▶ [Aim of the task]:
The lines to extract run from the start of the records through the line with "from bokeh.resources import INLINE", both ends included; drop the pictures.
[start]
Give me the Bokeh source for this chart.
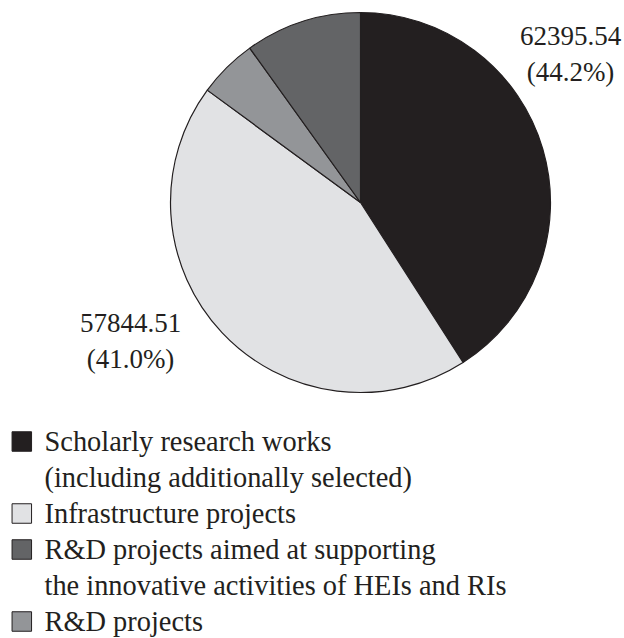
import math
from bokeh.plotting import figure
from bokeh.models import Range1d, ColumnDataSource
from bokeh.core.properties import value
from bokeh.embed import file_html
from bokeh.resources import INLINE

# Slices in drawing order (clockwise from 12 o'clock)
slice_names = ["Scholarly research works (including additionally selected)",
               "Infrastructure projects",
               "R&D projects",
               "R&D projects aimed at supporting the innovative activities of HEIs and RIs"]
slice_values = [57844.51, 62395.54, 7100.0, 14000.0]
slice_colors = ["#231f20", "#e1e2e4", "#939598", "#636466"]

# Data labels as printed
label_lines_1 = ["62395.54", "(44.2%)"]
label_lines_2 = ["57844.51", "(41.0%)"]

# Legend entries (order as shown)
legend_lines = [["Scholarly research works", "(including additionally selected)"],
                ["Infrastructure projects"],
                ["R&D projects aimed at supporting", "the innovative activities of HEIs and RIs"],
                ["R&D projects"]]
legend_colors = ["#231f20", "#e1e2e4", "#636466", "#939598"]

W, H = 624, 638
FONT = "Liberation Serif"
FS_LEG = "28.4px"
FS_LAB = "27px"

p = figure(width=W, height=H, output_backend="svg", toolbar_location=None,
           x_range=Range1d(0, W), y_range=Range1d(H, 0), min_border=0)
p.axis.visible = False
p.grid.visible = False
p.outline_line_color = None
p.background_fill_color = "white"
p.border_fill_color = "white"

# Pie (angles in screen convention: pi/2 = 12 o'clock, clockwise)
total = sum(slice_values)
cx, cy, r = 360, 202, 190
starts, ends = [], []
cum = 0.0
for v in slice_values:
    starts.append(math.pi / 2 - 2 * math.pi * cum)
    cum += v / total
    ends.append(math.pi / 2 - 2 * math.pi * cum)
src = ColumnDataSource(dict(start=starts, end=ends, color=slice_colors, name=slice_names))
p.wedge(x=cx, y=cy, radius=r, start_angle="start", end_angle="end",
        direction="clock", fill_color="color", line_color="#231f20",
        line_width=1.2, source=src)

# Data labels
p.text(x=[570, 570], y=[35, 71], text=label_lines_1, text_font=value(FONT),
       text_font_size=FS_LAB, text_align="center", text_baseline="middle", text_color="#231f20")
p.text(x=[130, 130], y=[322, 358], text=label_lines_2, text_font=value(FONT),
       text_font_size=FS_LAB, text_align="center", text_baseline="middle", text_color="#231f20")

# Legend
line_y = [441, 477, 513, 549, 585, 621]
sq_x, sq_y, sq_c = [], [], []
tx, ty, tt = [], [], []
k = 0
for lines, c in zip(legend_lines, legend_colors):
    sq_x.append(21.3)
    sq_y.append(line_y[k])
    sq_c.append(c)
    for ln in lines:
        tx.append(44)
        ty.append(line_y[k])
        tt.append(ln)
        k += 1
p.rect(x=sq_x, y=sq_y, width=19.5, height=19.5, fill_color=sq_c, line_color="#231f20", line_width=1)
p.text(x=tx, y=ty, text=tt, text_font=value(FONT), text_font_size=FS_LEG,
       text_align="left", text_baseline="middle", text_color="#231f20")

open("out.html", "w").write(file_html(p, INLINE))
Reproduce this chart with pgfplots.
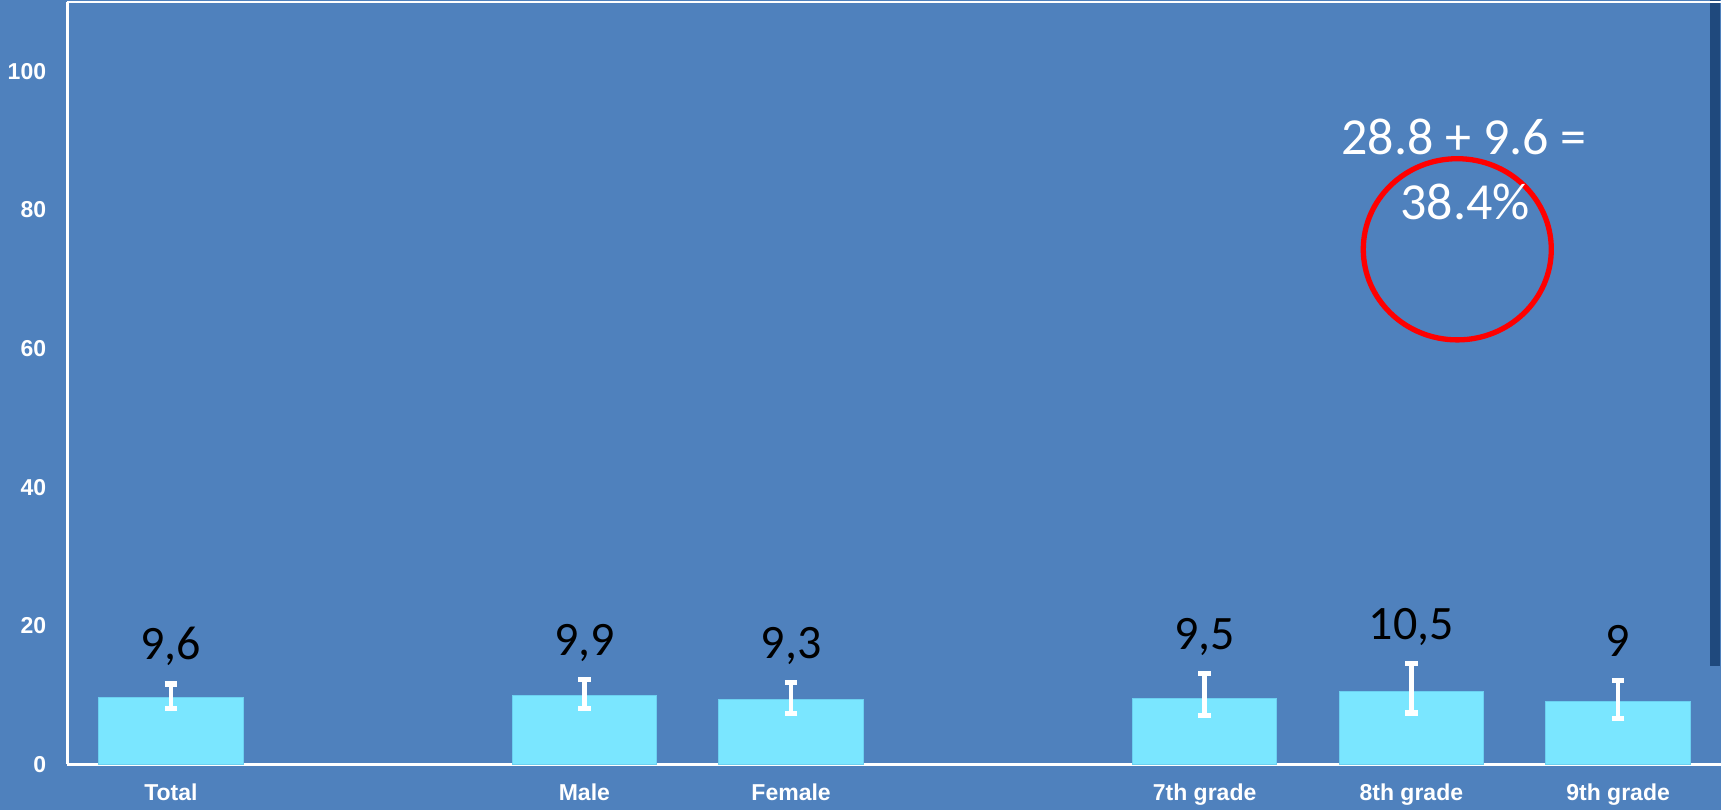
[end]
▶ [Complete output]:
Give me the Bokeh source for this chart.
import math
from bokeh.plotting import figure
from bokeh.models import Range1d, ColumnDataSource
from bokeh.core.properties import value
from bokeh.embed import file_html
from bokeh.resources import INLINE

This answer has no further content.